It's not the first time that the violinist used her instrument to imitate sounds of different traditional Chinese music and instrument. In 2017, she premiered the violin version of Chinese Sights and Sounds, a suite consisting of 24 orchestral compositions by Bao Yuankai in 1991, by using violin to imitate sounds of traditional Chinese musical instruments, such as the erhu (Chinese fiddle), xiao (a vertical bamboo flute) and suona (a double-reed woodwind instrument).

During her recent concert at the Carnegie Hall, Lao also played Cai Diao, a selection from Bao's Chinese Sights and Sounds, which is adapted from a folk song of Yunnan province.

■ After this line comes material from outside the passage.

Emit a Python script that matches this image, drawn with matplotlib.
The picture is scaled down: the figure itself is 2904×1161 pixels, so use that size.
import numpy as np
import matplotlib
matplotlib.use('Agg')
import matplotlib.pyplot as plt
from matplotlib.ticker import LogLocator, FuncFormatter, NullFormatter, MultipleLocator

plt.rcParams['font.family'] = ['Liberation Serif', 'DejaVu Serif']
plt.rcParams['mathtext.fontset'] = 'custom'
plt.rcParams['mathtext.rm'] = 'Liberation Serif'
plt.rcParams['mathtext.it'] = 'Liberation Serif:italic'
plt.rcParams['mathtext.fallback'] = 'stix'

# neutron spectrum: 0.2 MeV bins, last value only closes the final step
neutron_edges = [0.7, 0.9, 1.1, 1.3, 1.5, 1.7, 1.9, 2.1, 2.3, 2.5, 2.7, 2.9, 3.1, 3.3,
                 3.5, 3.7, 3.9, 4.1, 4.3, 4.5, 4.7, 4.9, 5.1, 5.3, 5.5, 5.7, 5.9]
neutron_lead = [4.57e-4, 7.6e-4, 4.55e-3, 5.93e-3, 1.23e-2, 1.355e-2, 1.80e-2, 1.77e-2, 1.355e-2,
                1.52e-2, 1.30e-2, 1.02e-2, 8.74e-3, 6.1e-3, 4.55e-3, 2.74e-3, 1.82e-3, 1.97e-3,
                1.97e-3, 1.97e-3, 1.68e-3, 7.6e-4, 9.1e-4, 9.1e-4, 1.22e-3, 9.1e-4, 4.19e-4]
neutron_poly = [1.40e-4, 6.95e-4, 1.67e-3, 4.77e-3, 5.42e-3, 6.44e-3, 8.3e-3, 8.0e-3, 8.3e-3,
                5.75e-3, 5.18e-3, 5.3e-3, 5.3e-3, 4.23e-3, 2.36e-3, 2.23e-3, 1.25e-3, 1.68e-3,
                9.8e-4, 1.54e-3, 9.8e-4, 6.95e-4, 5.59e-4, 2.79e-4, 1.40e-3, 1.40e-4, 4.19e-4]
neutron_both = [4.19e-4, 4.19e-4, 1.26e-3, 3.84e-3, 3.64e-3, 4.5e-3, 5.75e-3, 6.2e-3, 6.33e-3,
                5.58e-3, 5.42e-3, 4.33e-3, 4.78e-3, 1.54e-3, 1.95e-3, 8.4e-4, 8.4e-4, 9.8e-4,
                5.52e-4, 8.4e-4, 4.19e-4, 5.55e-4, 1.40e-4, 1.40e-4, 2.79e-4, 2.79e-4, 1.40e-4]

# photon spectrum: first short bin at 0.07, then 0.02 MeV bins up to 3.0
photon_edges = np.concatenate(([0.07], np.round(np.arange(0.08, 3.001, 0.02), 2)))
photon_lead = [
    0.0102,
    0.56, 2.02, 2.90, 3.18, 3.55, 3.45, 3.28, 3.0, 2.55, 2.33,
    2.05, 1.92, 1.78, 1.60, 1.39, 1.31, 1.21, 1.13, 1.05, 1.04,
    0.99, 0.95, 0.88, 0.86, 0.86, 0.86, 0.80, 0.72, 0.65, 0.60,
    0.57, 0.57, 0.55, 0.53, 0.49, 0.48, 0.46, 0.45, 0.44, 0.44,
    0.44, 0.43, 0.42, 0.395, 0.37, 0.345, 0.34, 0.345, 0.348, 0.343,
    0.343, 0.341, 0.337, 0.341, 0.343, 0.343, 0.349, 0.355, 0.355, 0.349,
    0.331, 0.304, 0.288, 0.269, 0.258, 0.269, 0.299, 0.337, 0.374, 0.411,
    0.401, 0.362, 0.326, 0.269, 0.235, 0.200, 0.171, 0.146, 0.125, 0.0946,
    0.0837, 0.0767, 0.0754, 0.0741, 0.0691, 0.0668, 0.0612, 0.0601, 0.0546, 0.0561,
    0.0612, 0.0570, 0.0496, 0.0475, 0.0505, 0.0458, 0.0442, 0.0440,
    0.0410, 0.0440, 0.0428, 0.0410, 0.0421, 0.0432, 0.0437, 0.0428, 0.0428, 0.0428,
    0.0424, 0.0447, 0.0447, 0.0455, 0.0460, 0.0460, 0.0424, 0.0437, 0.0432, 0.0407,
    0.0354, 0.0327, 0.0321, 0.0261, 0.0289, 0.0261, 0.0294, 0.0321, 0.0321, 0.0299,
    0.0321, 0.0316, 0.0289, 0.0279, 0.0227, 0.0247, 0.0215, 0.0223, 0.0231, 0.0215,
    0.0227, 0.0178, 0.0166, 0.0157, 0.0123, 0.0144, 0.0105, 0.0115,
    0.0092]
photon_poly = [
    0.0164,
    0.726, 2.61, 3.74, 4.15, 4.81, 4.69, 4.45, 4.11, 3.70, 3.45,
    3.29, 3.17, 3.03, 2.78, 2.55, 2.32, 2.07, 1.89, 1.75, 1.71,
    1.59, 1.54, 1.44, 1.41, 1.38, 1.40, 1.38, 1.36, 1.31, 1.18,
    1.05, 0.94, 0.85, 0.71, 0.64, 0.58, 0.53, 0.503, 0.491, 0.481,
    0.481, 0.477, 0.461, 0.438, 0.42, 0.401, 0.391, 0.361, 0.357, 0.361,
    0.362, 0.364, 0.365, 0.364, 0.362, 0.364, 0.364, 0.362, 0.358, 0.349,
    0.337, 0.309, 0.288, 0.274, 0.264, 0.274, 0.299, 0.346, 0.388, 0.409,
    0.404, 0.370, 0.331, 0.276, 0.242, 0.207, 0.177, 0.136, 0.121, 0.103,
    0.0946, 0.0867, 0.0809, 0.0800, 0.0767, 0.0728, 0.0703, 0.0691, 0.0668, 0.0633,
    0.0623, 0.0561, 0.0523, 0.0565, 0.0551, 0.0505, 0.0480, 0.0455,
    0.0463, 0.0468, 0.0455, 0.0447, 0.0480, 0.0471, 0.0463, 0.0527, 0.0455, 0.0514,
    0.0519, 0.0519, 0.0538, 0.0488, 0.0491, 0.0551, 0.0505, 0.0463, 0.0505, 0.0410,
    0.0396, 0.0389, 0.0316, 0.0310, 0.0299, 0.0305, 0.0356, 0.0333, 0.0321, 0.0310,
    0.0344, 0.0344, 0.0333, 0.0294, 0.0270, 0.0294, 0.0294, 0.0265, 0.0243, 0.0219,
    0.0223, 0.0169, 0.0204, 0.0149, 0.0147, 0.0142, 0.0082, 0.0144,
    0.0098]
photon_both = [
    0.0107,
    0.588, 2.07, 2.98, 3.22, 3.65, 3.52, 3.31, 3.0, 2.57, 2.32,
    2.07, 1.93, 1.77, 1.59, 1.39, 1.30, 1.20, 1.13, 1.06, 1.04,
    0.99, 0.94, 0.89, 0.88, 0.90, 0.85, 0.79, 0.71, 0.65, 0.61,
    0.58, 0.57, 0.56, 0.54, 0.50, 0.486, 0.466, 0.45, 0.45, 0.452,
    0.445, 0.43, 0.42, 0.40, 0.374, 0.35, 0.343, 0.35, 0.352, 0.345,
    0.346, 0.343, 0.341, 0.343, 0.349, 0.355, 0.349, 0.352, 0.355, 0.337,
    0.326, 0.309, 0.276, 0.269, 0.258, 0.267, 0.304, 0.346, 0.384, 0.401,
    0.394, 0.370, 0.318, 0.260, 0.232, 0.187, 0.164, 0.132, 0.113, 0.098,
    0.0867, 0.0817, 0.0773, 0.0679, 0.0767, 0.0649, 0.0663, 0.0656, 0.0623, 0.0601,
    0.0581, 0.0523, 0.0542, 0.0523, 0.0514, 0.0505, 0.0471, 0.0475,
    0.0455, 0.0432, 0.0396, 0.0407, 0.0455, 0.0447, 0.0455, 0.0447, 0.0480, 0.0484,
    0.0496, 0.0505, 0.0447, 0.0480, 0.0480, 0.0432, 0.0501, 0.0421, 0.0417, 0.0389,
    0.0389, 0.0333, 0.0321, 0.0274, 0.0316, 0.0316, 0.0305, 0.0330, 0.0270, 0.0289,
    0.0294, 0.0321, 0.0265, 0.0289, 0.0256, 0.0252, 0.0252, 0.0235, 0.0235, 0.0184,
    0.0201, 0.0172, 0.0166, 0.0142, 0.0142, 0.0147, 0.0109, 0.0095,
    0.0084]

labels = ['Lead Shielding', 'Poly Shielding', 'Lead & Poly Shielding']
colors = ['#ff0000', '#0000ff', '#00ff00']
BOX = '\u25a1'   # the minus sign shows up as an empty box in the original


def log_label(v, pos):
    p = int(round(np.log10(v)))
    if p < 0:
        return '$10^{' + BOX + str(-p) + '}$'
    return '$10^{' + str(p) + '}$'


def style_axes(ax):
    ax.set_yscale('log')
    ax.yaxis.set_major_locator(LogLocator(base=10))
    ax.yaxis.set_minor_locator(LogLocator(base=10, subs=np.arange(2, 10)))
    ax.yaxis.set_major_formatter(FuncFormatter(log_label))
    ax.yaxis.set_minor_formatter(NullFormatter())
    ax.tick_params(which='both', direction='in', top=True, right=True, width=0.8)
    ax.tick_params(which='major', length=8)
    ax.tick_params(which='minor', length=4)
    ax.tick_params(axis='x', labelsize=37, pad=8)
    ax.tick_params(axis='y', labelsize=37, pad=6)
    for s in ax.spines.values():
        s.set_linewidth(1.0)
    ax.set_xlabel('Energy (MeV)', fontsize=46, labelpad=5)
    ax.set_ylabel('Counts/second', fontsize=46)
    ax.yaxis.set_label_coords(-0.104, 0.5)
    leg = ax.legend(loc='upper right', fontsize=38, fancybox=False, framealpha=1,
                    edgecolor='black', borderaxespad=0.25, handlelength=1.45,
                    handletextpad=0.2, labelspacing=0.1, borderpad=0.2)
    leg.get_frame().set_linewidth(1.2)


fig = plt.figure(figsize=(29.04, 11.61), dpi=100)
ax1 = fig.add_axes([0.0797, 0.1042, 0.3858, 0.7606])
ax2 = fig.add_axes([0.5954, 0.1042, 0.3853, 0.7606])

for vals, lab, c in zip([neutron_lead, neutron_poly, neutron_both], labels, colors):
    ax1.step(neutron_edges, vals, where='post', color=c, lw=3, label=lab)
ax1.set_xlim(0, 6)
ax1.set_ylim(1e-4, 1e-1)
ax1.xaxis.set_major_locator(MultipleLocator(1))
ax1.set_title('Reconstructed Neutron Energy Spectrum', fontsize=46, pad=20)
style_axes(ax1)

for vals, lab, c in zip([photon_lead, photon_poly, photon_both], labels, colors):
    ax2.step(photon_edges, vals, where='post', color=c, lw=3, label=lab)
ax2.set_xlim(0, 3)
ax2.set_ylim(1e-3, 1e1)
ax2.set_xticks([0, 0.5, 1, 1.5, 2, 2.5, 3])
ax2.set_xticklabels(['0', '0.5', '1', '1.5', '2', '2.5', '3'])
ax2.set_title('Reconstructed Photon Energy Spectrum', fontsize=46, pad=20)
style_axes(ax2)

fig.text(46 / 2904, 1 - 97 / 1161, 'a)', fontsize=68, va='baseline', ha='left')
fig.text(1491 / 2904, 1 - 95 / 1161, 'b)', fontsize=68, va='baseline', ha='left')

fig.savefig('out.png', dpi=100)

She has just finished recording an album with the leading classical music label Naxos, featuring most of the pieces she performed during the concert at Carnegie Hall.

Raised in Wuhan, Hubei province, and Beijing, Lao was introduced to the violin by her mother, who is a pediatrician and an early age music educator.

"My mother loves music and she still took violin lessons when she was pregnant. So the sound of the instrument has been with me even before I was born, I guess," says Lao.

After she was enrolled to study at the primary school affiliated to the Central Conservatory of Music, Lao studied with legendary violin professor Lin Yaoji (1937-2009) as his youngest student at that time.

At 18, Lao won a full scholarship to study at the University of Cincinnati College-Conservatory of Music. Later, she moved to Boston in the United States to study at the New England Conservatory of Music, where she gained her Bachelor's and Master's degrees. With a full scholarship, Lao continued her academic studies at the Reina Sofia School of Music in Madrid, Spain, with the legendary violinist and professor Zakhar Bron. Inspired by Bron's teaching approach, Lao has translated Bron's The Art of the Etude, a summation of his years of teaching, into Chinese along with a violin study book.

In 2017, when the Czech National Symphony Orchestra played during the Shanghai International Arts Festival, Lao stepped in at the last moment and earned enthusiastic reviews for her performance of Felix Mendelssohn's Violin Concerto in E Minor, Op 64.

"I can still recall that I had to practice on the flight because rehearsals started right after I landed in Shanghai and the concert opened on the same night," says Lao.

Violinist Donald Weilerstein once praised Lao's performance as "delicately touching, full of imagination and the warmth of sunlight".

In 2018, Lao returned to China and has been teaching at the Central Conservatory of Music in Beijing since then.